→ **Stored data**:
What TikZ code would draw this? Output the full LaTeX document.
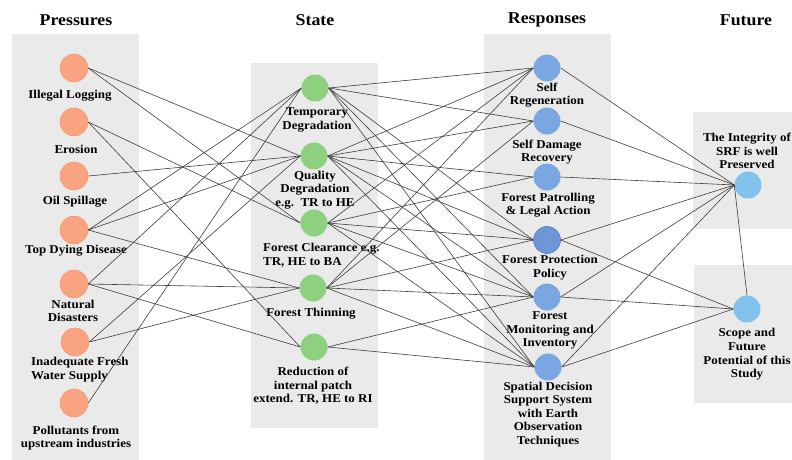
\documentclass[tikz,border=0pt]{standalone}
\usepackage{fontspec}
\setmainfont{Liberation Serif}[FakeStretch=1.08]
\definecolor{bggray}{RGB}{234,234,234}
\definecolor{pfill}{RGB}{250,163,128}
\definecolor{pdraw}{RGB}{246,150,112}
\definecolor{sfill}{RGB}{140,208,128}
\definecolor{rfill}{RGB}{122,166,226}
\definecolor{rdark}{RGB}{112,150,218}
\definecolor{rdraw}{RGB}{84,116,196}
\definecolor{ffill}{RGB}{128,194,236}
\definecolor{edgecol}{RGB}{60,60,60}
\begin{document}
\begin{tikzpicture}[x=1pt,y=-1pt,
  lab/.style={font=\bfseries\fontsize{12}{13.6}\selectfont, align=center, inner sep=0pt},
  labl/.style={font=\bfseries\fontsize{12}{13.6}\selectfont, align=left, inner sep=0pt},
  ttl/.style={font=\bfseries\fontsize{16.5}{19}\selectfont, inner sep=0pt},
  pc/.style={circle, minimum size=28pt, inner sep=0pt, fill=pfill, draw=pdraw, line width=0.5pt},
  sc/.style={circle, minimum size=27pt, inner sep=0pt, fill=sfill, draw=none},
  rc/.style={circle, minimum size=27pt, inner sep=0pt, fill=rfill, draw=none},
  rcd/.style={circle, minimum size=27pt, inner sep=0pt, fill=rdark, draw=rdraw, line width=0.6pt},
  fc/.style={circle, minimum size=27pt, inner sep=0pt, fill=ffill, draw=none},
  bg/.style={fill=bggray, draw=none},
  edge/.style={draw=edgecol, line width=0.6pt}]
\useasboundingbox (0,0) rectangle (792,460);
% background panels
\fill[bg] (12,34) rectangle (139,460);
\fill[bg] (251,63) rectangle (378,428);
\fill[bg] (484,34) rectangle (611,460);
\fill[bg] (693,112) rectangle (792,229);
\fill[bg] (694,265) rectangle (792,403);
% titles
\node[ttl] (tp) at (76,20) {Pressures};
\node[ttl] (ts) at (315,20) {State};
\node[ttl] (tr) at (547,20) {Responses};
\node[ttl] (tf) at (746,20) {Future};
% pressures
\node[pc] (p1) at (74,68) {};
\node[pc] (p2) at (74,122) {};
\node[pc] (p3) at (74,176) {};
\node[pc] (p4) at (74,230) {};
\node[pc] (p5) at (74,284) {};
\node[pc] (p6) at (75,342) {};
\node[pc] (p7) at (74,403) {};
\node[lab] (lp1) at (70,96) {Illegal Logging};
\node[lab] (lp2) at (76,149) {Erosion};
\node[lab] (lp3) at (75,202) {Oil Spillage};
\node[lab] (lp4) at (76,251) {Top Dying Disease};
\node[lab] (lp5) at (73,311) {Natural\\Disasters};
\node[labl, anchor=west] (lp6) at (31,369.5) {Inadequate Fresh\\Water Supply};
\node[lab] (lp7) at (76,438) {Pollutants from\\upstream industries};
% state
\node[sc] (s1) at (315,88) {};
\node[sc] (s2) at (314,156) {};
\node[sc] (s3) at (314,223) {};
\node[sc] (s4) at (313,288) {};
\node[sc] (s5) at (314,347) {};
\node[lab] (ls1) at (317,120) {Temporary\\Degradation};
\node[lab] (ls2) at (315,190) {Quality\\Degradation\\e.g.\ \ TR to HE};
\node[labl, anchor=west] (ls3) at (263,255) {Forest Clearance e.g.\\TR, HE to BA};
\node[lab] (ls4) at (311,314) {Forest Thinning};
\node[lab] (ls5) at (313,386) {Reduction of\\internal patch\\extend. TR, HE to RI};
% responses
\node[rc] (r1) at (547,68) {};
\node[rc] (r2) at (547,121) {};
\node[rc] (r3) at (547,177) {};
\node[rcd] (r4) at (547,240) {};
\node[rc] (r5) at (547,297) {};
\node[rc] (r6) at (548,367) {};
\node[lab] (lr1) at (547,95) {Self\\Regeneration};
\node[lab] (lr2) at (547,152) {Self Damage\\Recovery};
\node[lab] (lr3) at (548,205) {Forest Patrolling\\\& Legal Action};
\node[lab] (lr4) at (550,267.5) {Forest Protection\\Policy};
\node[lab] (lr5) at (550,330.5) {Forest\\Monitoring and\\Inventory};
\node[lab] (lr6) at (548,414.5) {Spatial Decision\\Support System\\with Earth\\Observation\\Techniques};
% future
\node[fc] (f1) at (748,185) {};
\node[fc] (f2) at (747,309) {};
\node[lab] (lf1) at (747,151) {The Integrity of\\SRF is well\\Preserved};
\node[lab] (lf2) at (747,354.5) {Scope and\\Future\\Potential of this\\Study};
% pressures -> state
\foreach \a/\b in {p1/s2,p1/s3,p2/s3,p2/s5,p3/s2,p4/s1,p4/s2,p4/s4,p5/s1,p5/s4,p5/s5,p6/s2,p6/s4,p7/s1}
  \draw[edge] (\a.east) -- (\b.west);
% state -> responses
\foreach \a/\b in {s1/r1,s1/r2,s1/r4,s1/r5,s1/r6,
                   s2/r1,s2/r2,s2/r3,s2/r4,s2/r5,s2/r6,
                   s3/r1,s3/r3,s3/r4,s3/r5,s3/r6,
                   s4/r1,s4/r2,s4/r4,s4/r5,s4/r6,
                   s5/r5,s5/r6}
  \draw[edge] (\a.east) -- (\b.west);
% responses -> future
\foreach \a in {r1,r2,r3,r4,r5,r6}
  \draw[edge] (\a.east) -- (f1.west);
\foreach \a in {r4,r5,r6}
  \draw[edge] (\a.east) -- (f2.west);
\draw[edge] (f1.west) -- (f2.north);
\end{tikzpicture}
\end{document}
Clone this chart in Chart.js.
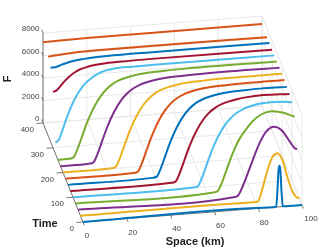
<!DOCTYPE html>
<html>
<head>
<meta charset="utf-8">
<script src="https://cdn.jsdelivr.net/npm/chart.js@4"></script>
<style>
  html, body { margin: 0; padding: 0; background: #fff; }
  canvas { display: block; }
</style>
</head>
<body>
<canvas id="chart" width="333" height="250"></canvas>
<script>
const spaceTicks = [0, 20, 40, 60, 80, 100];
const timeTicks = [0, 100, 200, 300, 400];
const fTicks = [0, 2000, 4000, 6000, 8000];

const curveColors = ['#0072BD', '#EDB120', '#7E2F8E', '#77AC30', '#4DBEEE', '#A2142F', '#0072BD', '#D95319',
  '#EDB120', '#7E2F8E', '#77AC30', '#4DBEEE', '#A2142F', '#0072BD', '#D95319', '#D95319'];
const times = [0, 25, 50, 75, 100, 125, 150, 175, 200, 225, 250, 275, 300, 325, 350, 400];

const s0 = [0, 87, 88.2, 88.8, 89.3, 89.7, 90.1, 90.6, 91.2, 92, 100];
const f0 = [0, 0, 50, 1500, 3300, 3650, 3300, 1500, 50, 0, 0];
const s25 = [0, 79, 81, 83, 85.5, 87.8, 90, 92.3, 94.5, 96.8, 98.5, 100];
const f25 = [0, 10, 60, 1100, 2850, 3950, 4200, 3500, 2000, 700, 180, 60];
const s50 = [0, 71, 73, 75, 77, 79, 81, 83, 86, 89.5, 93, 96.5, 99, 100];
const f50 = [0, 30, 130, 850, 1800, 2800, 3800, 4700, 5650, 6020, 5650, 4650, 3950, 3850];
const s75 = [0, 63, 65, 67, 69, 71, 73, 75, 78, 81, 84, 87, 90.3, 95, 100];
const f75 = [0, 30, 130, 900, 1950, 3000, 3900, 4650, 5450, 6100, 6550, 6780, 6830, 6620, 6200];
const s100 = [0, 55, 57, 59, 61, 63, 65, 67, 69.5, 72, 75, 78, 81, 85, 90, 95, 100];
const f100 = [0, 40, 120, 900, 1950, 3000, 3900, 4650, 5400, 5950, 6400, 6680, 6860, 7020, 7090, 7050, 6930];
const s125 = [0, 46, 48, 50, 52, 54, 56, 58, 60.5, 63, 66, 69, 72, 76, 80, 88, 100];
const f125 = [0, 40, 120, 900, 1950, 3000, 3900, 4650, 5400, 5950, 6400, 6680, 6860, 7020, 7120, 7200, 7120];
const s150 = [0, 38.5, 40.5, 42.5, 44.5, 46.5, 48.5, 50.5, 53, 55.5, 58.5, 61.5, 64.5, 68.5, 72.5, 80.5, 90, 100];
const f150 = [0, 40, 120, 900, 1950, 3000, 3900, 4650, 5400, 5950, 6400, 6680, 6860, 7020, 7120, 7200, 7240, 7200];
const s175 = [0, 31, 33, 35, 37, 39, 41, 43, 45.5, 48, 51, 54, 57, 61, 65, 73, 83, 100];
const f175 = [0, 40, 120, 900, 1950, 3000, 3900, 4650, 5400, 5950, 6400, 6680, 6860, 7020, 7120, 7200, 7250, 7260];
const s200 = [0, 22, 24, 26, 28, 30, 32, 34, 36.5, 39, 42, 45, 48, 52, 56, 64, 74, 100];
const f200 = [0, 40, 120, 900, 1950, 3000, 3900, 4650, 5400, 5950, 6400, 6680, 6860, 7020, 7120, 7200, 7250, 7260];
const s225 = [0, 13, 15, 17, 19, 21, 23, 25, 27.5, 30, 33, 36, 39, 43, 47, 55, 65, 100];
const f225 = [0, 40, 120, 900, 1950, 3000, 3900, 4650, 5400, 5950, 6400, 6680, 6860, 7020, 7120, 7200, 7250, 7260];
const s250 = [0, 5, 7, 9, 11, 13, 15, 17, 19.5, 22, 25, 28, 31, 35, 39, 47, 57, 100];
const f250 = [20, 40, 120, 900, 1950, 3000, 3900, 4650, 5400, 5950, 6400, 6680, 6860, 7020, 7120, 7200, 7250, 7260];
const s275 = [0, 1.5, 3, 4.5, 6.5, 8.5, 11, 13.5, 16.5, 19.5, 23, 27, 35, 45, 100];
const f275 = [1000, 1230, 1950, 2800, 3800, 4650, 5450, 6050, 6500, 6850, 7080, 7190, 7230, 7250, 7250];
const s300 = [0, 1.5, 3.5, 5.5, 7.5, 9.5, 12, 15, 19, 24, 32, 45, 100];
const f300 = [4980, 5050, 5450, 5880, 6230, 6500, 6750, 6920, 7060, 7140, 7190, 7220, 7200];
const s325 = [0, 2, 4, 6, 9, 13, 18, 26, 45, 100];
const f325 = [6570, 6570, 6680, 6800, 6960, 7080, 7160, 7210, 7240, 7250];
const s350 = [0, 11.5, 26.7, 46.6, 100];
const f350 = [7000, 7170, 7230, 7250, 7220];
const s400 = [0, 20, 49, 100];
const f400 = [7180, 7250, 7260, 7290];

const curveSpace = [s0, s25, s50, s75, s100, s125, s150, s175, s200, s225, s250, s275, s300, s325, s350, s400];
const curveF = [f0, f25, f50, f75, f100, f125, f150, f175, f200, f225, f250, f275, f300, f325, f350, f400];

// fixed MATLAB-like view of the box, space/time/F to canvas position
function project(s, t, f) {
  return { x: 83 + 2.19 * s - 0.1 * t, y: 222 - 0.17 * s - 0.2475 * t - 0.01125 * f };
}

const datasets = [];

function addLine(points, color, width, order) {
  datasets.push({
    data: points, borderColor: color, borderWidth: width, order: order,
    showLine: true, pointRadius: 0, fill: false
  });
}

// grid on floor, back wall and right wall
spaceTicks.forEach(s => {
  addLine([project(s, 0, 0), project(s, 400, 0)], '#e8e8e8', 1, 100);
  addLine([project(s, 400, 0), project(s, 400, 8000)], '#e8e8e8', 1, 100);
});
timeTicks.forEach(t => {
  addLine([project(0, t, 0), project(100, t, 0)], '#e8e8e8', 1, 100);
  addLine([project(100, t, 0), project(100, t, 8000)], '#e8e8e8', 1, 100);
});
fTicks.forEach(f => {
  addLine([project(0, 400, f), project(100, 400, f)], '#e8e8e8', 1, 100);
  addLine([project(100, 400, f), project(100, 0, f)], '#e8e8e8', 1, 100);
});

// axis lines and tick marks
addLine([project(0, 400, 0), project(0, 400, 8000)], '#777', 1, 90);
addLine([project(0, 0, 0), project(0, 400, 0)], '#777', 1, 90);
addLine([project(0, 0, 0), project(100, 0, 0)], '#777', 1, 90);
spaceTicks.forEach(s => addLine([project(s, 0, 0), project(s, -14, 0)], '#777', 1, 90));
timeTicks.forEach(t => addLine([project(0, t, 0), project(-3, t, 0)], '#777', 1, 90));
fTicks.forEach(f => addLine([project(0, 400, f), project(0, 414, f)], '#777', 1, 90));

times.forEach((t, i) => {
  const points = curveSpace[i].map((s, j) => project(s, t, curveF[i][j]));
  datasets.push({
    data: points, borderColor: curveColors[i], borderWidth: 2, order: 16 - i,
    showLine: true, pointRadius: 0, fill: false, cubicInterpolationMode: 'monotone'
  });
});

const textPlugin = {
  id: 'boxText',
  afterDraw(chart) {
    const ctx = chart.ctx;
    const X = chart.scales.x, Y = chart.scales.y;
    function text(str, p, dx, dy, align, font, color) {
      ctx.font = font;
      ctx.fillStyle = color;
      ctx.textAlign = align;
      ctx.textBaseline = 'middle';
      ctx.fillText(str, X.getPixelForValue(p.x) + dx, Y.getPixelForValue(p.y) + dy);
    }
    ctx.save();
    const tickFont = '8px "Liberation Sans"';
    const tickColor = '#444';
    spaceTicks.forEach(s => text(String(s), project(s, 0, 0), s === 0 ? 4 : (s === 100 ? 9 : 6), 14, 'center', tickFont, tickColor));
    timeTicks.forEach(t => text(String(t), project(0, t, 0), -9, 7, 'right', tickFont, tickColor));
    fTicks.forEach(f => text(String(f), project(0, 400, f), -3.5, -4, 'right', tickFont, tickColor));
    const boldFont = 'bold 11px "Liberation Sans"';
    text('Space (km)', { x: 195, y: 242 }, 0, 0, 'center', boldFont, '#222');
    text('Time', { x: 45, y: 224 }, 0, 0, 'center', boldFont, '#222');
    ctx.translate(8, 79);
    ctx.rotate(-Math.PI / 2);
    ctx.font = boldFont;
    ctx.fillStyle = '#222';
    ctx.textAlign = 'center';
    ctx.textBaseline = 'middle';
    ctx.fillText('F', 0, 0);
    ctx.restore();
  }
};

new Chart(document.getElementById('chart'), {
  type: 'scatter',
  data: { datasets },
  options: {
    responsive: false,
    animation: false,
    layout: { padding: 0 },
    clip: false,
    plugins: { legend: { display: false }, tooltip: { enabled: false } },
    scales: {
      x: { type: 'linear', min: 0, max: 333, display: false },
      y: { type: 'linear', min: 0, max: 250, reverse: true, display: false }
    }
  },
  plugins: [textPlugin]
});
</script>
</body>
</html>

→ **Task statement**:
Copy the listing above exactly, but only from the line with "Clone this chart in Chart.js." through the line with "325, 350, 400];", including those two lines and excluding any picture.

→ **Complete output**:
Clone this chart in Chart.js.
<!DOCTYPE html>
<html>
<head>
<meta charset="utf-8">
<script src="https://cdn.jsdelivr.net/npm/chart.js@4"></script>
<style>
  html, body { margin: 0; padding: 0; background: #fff; }
  canvas { display: block; }
</style>
</head>
<body>
<canvas id="chart" width="333" height="250"></canvas>
<script>
const spaceTicks = [0, 20, 40, 60, 80, 100];
const timeTicks = [0, 100, 200, 300, 400];
const fTicks = [0, 2000, 4000, 6000, 8000];

const curveColors = ['#0072BD', '#EDB120', '#7E2F8E', '#77AC30', '#4DBEEE', '#A2142F', '#0072BD', '#D95319',
  '#EDB120', '#7E2F8E', '#77AC30', '#4DBEEE', '#A2142F', '#0072BD', '#D95319', '#D95319'];
const times = [0, 25, 50, 75, 100, 125, 150, 175, 200, 225, 250, 275, 300, 325, 350, 400];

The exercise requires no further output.